Pull each line containing "that" out of the data and copy it.

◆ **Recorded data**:
begin

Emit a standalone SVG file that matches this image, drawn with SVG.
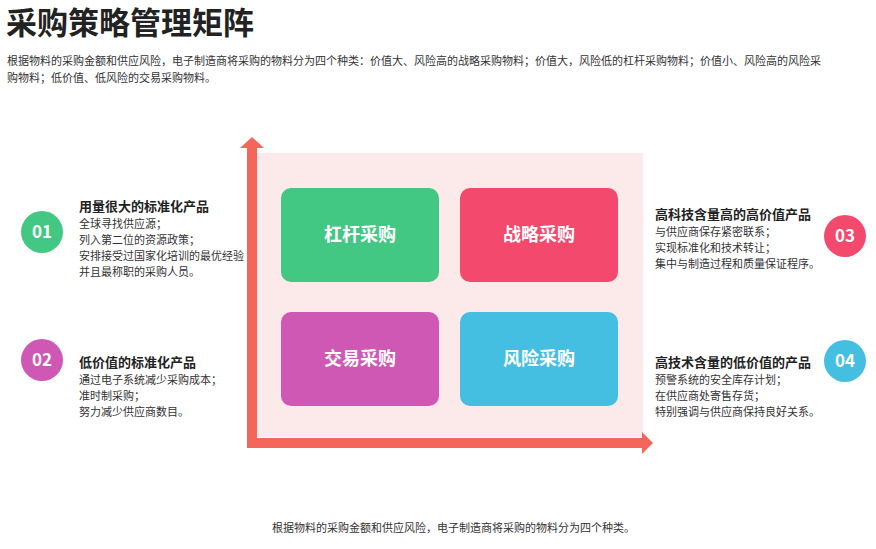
<svg xmlns="http://www.w3.org/2000/svg" width="876" height="549" viewBox="0 0 876 549">
<style>
text{font-family:"Noto Sans CJK SC","Liberation Sans",sans-serif;}
.title{font-size:31px;font-weight:bold;fill:#222;}
.desc{font-size:11px;fill:#333;}
.head{font-size:13px;font-weight:bold;fill:#222;}
.body{font-size:11px;fill:#333;}
.num{font-size:17px;font-weight:bold;fill:#fff;text-anchor:middle;}
.qt{font-size:18px;font-weight:bold;fill:#fff;text-anchor:middle;}
.axis{fill:#f4665c;}
</style>
<rect width="876" height="549" fill="#fff"/>
<text class="title" x="6" y="34">采购策略管理矩阵</text>
<text class="desc" x="7" y="65">根据物料的采购金额和供应风险，电子制造商将采购的物料分为四个种类：价值大、风险高的战略采购物料；价值大，风险低的杠杆采购物料；价值小、风险高的风险采</text>
<text class="desc" x="7" y="82">购物料；低价值、低风险的交易采购物料。</text>

<rect x="257" y="153" width="386" height="284" fill="#fce9e9"/>

<g id="connectors">
<rect class="axis" x="247" y="147" width="10" height="301"/>
<polygon class="axis" points="240,148 252,137 264,148"/>
<rect class="axis" x="247" y="438" width="396" height="10"/>
<polygon class="axis" points="642,432 653,443 642,454"/>
</g>

<g id="q-leverage">
<rect x="281" y="188" width="158" height="94" rx="10" fill="#43c884"/>
<text class="qt" x="360" y="241">杠杆采购</text>
</g>
<g id="q-strategic">
<rect x="460" y="188" width="158" height="94" rx="10" fill="#f2496d"/>
<text class="qt" x="539" y="241">战略采购</text>
</g>
<g id="q-transaction">
<rect x="281" y="312" width="158" height="94" rx="10" fill="#cf58b4"/>
<text class="qt" x="360" y="365">交易采购</text>
</g>
<g id="q-risk">
<rect x="460" y="312" width="158" height="94" rx="10" fill="#45bfe1"/>
<text class="qt" x="539" y="365">风险采购</text>
</g>

<g id="item01">
<circle cx="42" cy="232" r="21" fill="#43c884"/>
<text class="num" x="42" y="238">01</text>
<text class="head" x="79" y="211">用量很大的标准化产品</text>
<text class="body" x="79" y="228">全球寻找供应源；</text>
<text class="body" x="79" y="244">列入第二位的资源政策；</text>
<text class="body" x="79" y="260">安排接受过国家化培训的最优经验</text>
<text class="body" x="79" y="276">并且最称职的采购人员。</text>
</g>
<g id="item02">
<circle cx="42" cy="360" r="21" fill="#cf58b4"/>
<text class="num" x="42" y="366">02</text>
<text class="head" x="79" y="367">低价值的标准化产品</text>
<text class="body" x="79" y="384">通过电子系统减少采购成本；</text>
<text class="body" x="79" y="400">准时制采购；</text>
<text class="body" x="79" y="416">努力减少供应商数目。</text>
</g>
<g id="item03">
<circle cx="845" cy="236" r="21" fill="#f2496d"/>
<text class="num" x="845" y="242">03</text>
<text class="head" x="655" y="219">高科技含量高的高价值产品</text>
<text class="body" x="655" y="236">与供应商保存紧密联系；</text>
<text class="body" x="655" y="252">实现标准化和技术转让；</text>
<text class="body" x="655" y="268">集中与制造过程和质量保证程序。</text>
</g>
<g id="item04">
<circle cx="845" cy="361" r="21" fill="#45bfe1"/>
<text class="num" x="845" y="367">04</text>
<text class="head" x="655" y="367">高技术含量的低价值的产品</text>
<text class="body" x="655" y="384">预警系统的安全库存计划；</text>
<text class="body" x="655" y="400">在供应商处寄售存货；</text>
<text class="body" x="655" y="416">特别强调与供应商保持良好关系。</text>
</g>

<text class="desc" x="272" y="532">根据物料的采购金额和供应风险，电子制造商将采购的物料分为四个种类。</text>
</svg>
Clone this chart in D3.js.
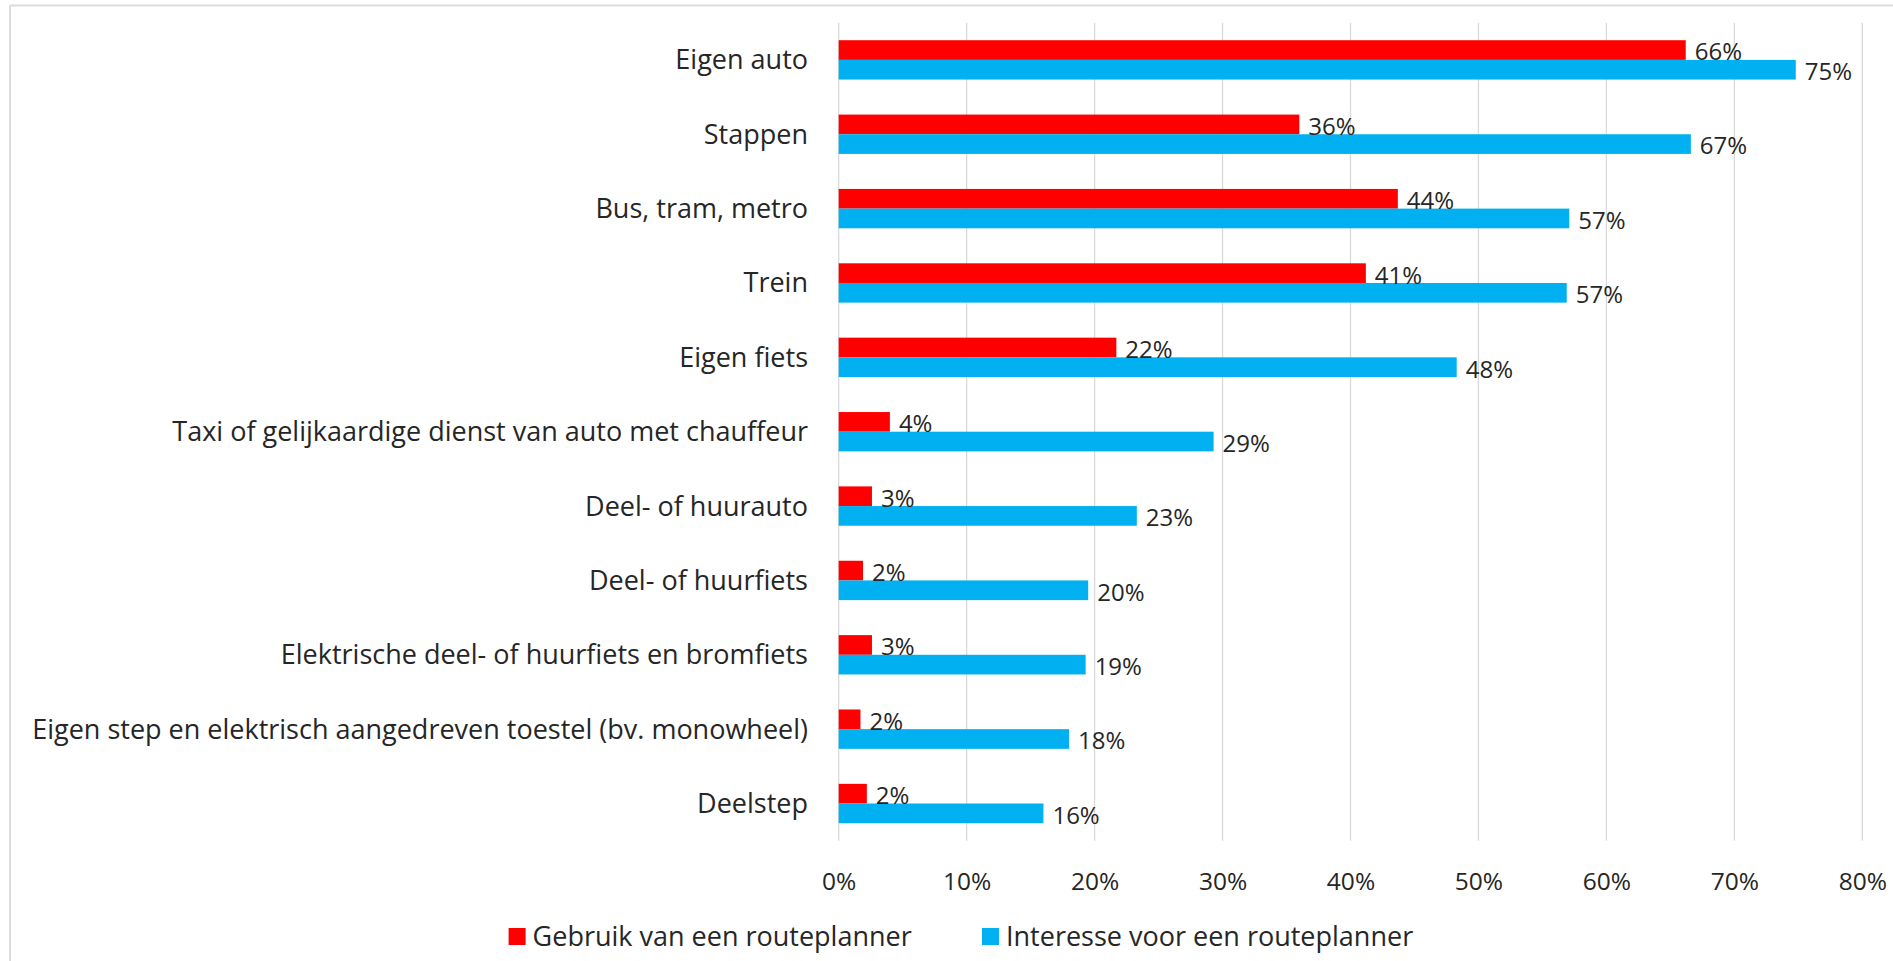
<!DOCTYPE html>
<html>
<head>
<meta charset="utf-8">
<script src="https://cdn.jsdelivr.net/npm/d3@7"></script>
<style>
  html, body { margin: 0; padding: 0; background: #fff; }
  svg { display: block; }
  text { font-family: "Open Sans", "Noto Sans", sans-serif; fill: #262626; }
</style>
</head>
<body>
<svg id="chart" width="1893" height="961"></svg>
<script>
const categories = [
  "Eigen auto",
  "Stappen",
  "Bus, tram, metro",
  "Trein",
  "Eigen fiets",
  "Taxi of gelijkaardige dienst van auto met chauffeur",
  "Deel- of huurauto",
  "Deel- of huurfiets",
  "Elektrische deel- of huurfiets en bromfiets",
  "Eigen step en elektrisch aangedreven toestel (bv. monowheel)",
  "Deelstep"
];
const gebruik = [66.2, 36.0, 43.7, 41.2, 21.7, 4.0, 2.6, 1.9, 2.6, 1.7, 2.2];
const interesse = [74.8, 66.6, 57.1, 56.9, 48.3, 29.3, 23.3, 19.5, 19.3, 18.0, 16.0];
const seriesNames = ["Gebruik van een routeplanner", "Interesse voor een routeplanner"];
const seriesColors = ["#FF0000", "#00B0F0"];
const xTicks = [0, 10, 20, 30, 40, 50, 60, 70, 80];

const svg = d3.select("#chart");
const FONT = '"Open Sans", "Noto Sans", sans-serif';

// frame (top and left border)
svg.append("line").attr("x1", 10).attr("x2", 1893).attr("y1", 5.5).attr("y2", 5.5)
  .attr("stroke", "#dcdcdc").attr("stroke-width", 2);
svg.append("line").attr("x1", 10).attr("x2", 10).attr("y1", 5.5).attr("y2", 961)
  .attr("stroke", "#dcdcdc").attr("stroke-width", 2);

const x = d3.scaleLinear().domain([0, 80]).range([838.7, 1862.3]);
const y0 = d3.scaleBand().domain(categories).range([22.7, 840.7]).paddingInner(0).paddingOuter(0);
const y1 = d3.scaleBand().domain(seriesNames).range([0, y0.bandwidth()]).paddingInner(0).paddingOuter(0.89);

// gridlines
svg.append("g").selectAll("line").data(xTicks).join("line")
  .attr("x1", d => x(d)).attr("x2", d => x(d))
  .attr("y1", 22.7).attr("y2", 840.7)
  .attr("stroke", "#d9d9d9").attr("stroke-width", 1.3);

// x axis labels
const xAxis = d3.axisBottom(x).tickValues(xTicks).tickSize(0).tickPadding(0).tickFormat(d => d + "%");
const gx = svg.append("g").attr("transform", "translate(0,881)").call(xAxis);
gx.select(".domain").remove();
gx.selectAll("text").attr("dy", "0.35em").attr("y", 0)
  .style("font-family", FONT).style("font-size", "24.5px").attr("fill", "#262626");

// category labels
const yAxis = d3.axisLeft(y0).tickSize(0).tickPadding(0);
const gy = svg.append("g").attr("transform", "translate(808,0)").call(yAxis);
gy.select(".domain").remove();
gy.selectAll("text").attr("x", 0).attr("dy", "0.35em")
  .style("font-family", FONT).style("font-size", "27px").attr("fill", "#262626");

const rows = categories.map((c, i) => ({ cat: c, vals: [gebruik[i], interesse[i]] }));

const groups = svg.append("g").selectAll("g").data(rows).join("g")
  .attr("transform", d => `translate(0,${y0(d.cat)})`);

groups.selectAll("rect").data(d => d.vals.map((v, j) => ({ v, s: seriesNames[j], j }))).join("rect")
  .attr("x", x(0))
  .attr("y", d => y1(d.s))
  .attr("width", d => x(d.v) - x(0))
  .attr("height", y1.bandwidth())
  .attr("fill", d => seriesColors[d.j]);

groups.selectAll("text.lbl").data(d => d.vals.map((v, j) => ({ v, s: seriesNames[j], j }))).join("text")
  .attr("class", "lbl")
  .attr("x", d => x(d.v) + 9)
  .attr("y", d => y1(d.s) + y1.bandwidth() / 2 + 2)
  .attr("dy", "0.35em")
  .style("font-size", "24px")
  .text(d => Math.round(d.v) + "%");

// legend
const legendItems = [
  { name: seriesNames[0], color: seriesColors[0], x: 508.6 },
  { name: seriesNames[1], color: seriesColors[1], x: 982 }
];
const lg = svg.append("g").selectAll("g").data(legendItems).join("g")
  .attr("transform", d => `translate(${d.x},936.5)`);
lg.append("rect").attr("x", 0).attr("y", -8.5).attr("width", 17).attr("height", 17).attr("fill", d => d.color);
lg.append("text").attr("x", 24).attr("y", 0).attr("dy", "0.35em").style("font-size", "27px").text(d => d.name);
</script>
</body>
</html>
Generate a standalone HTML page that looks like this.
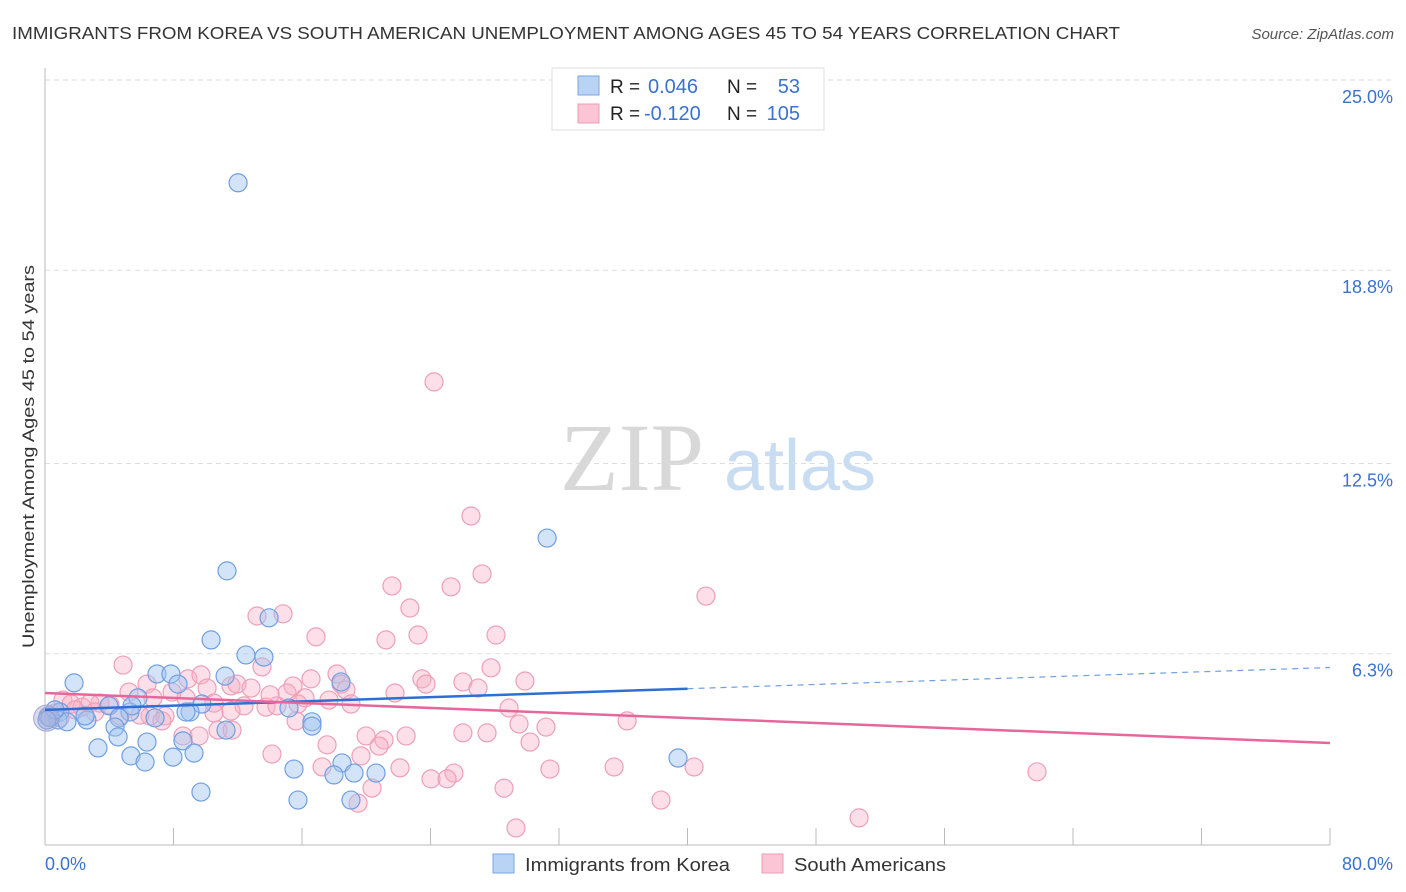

end

◆ **PROBLEM SOLUTION**:
Emit a standalone SVG file that matches this image, drawn with SVG.
Generate a standalone HTML page that looks like this.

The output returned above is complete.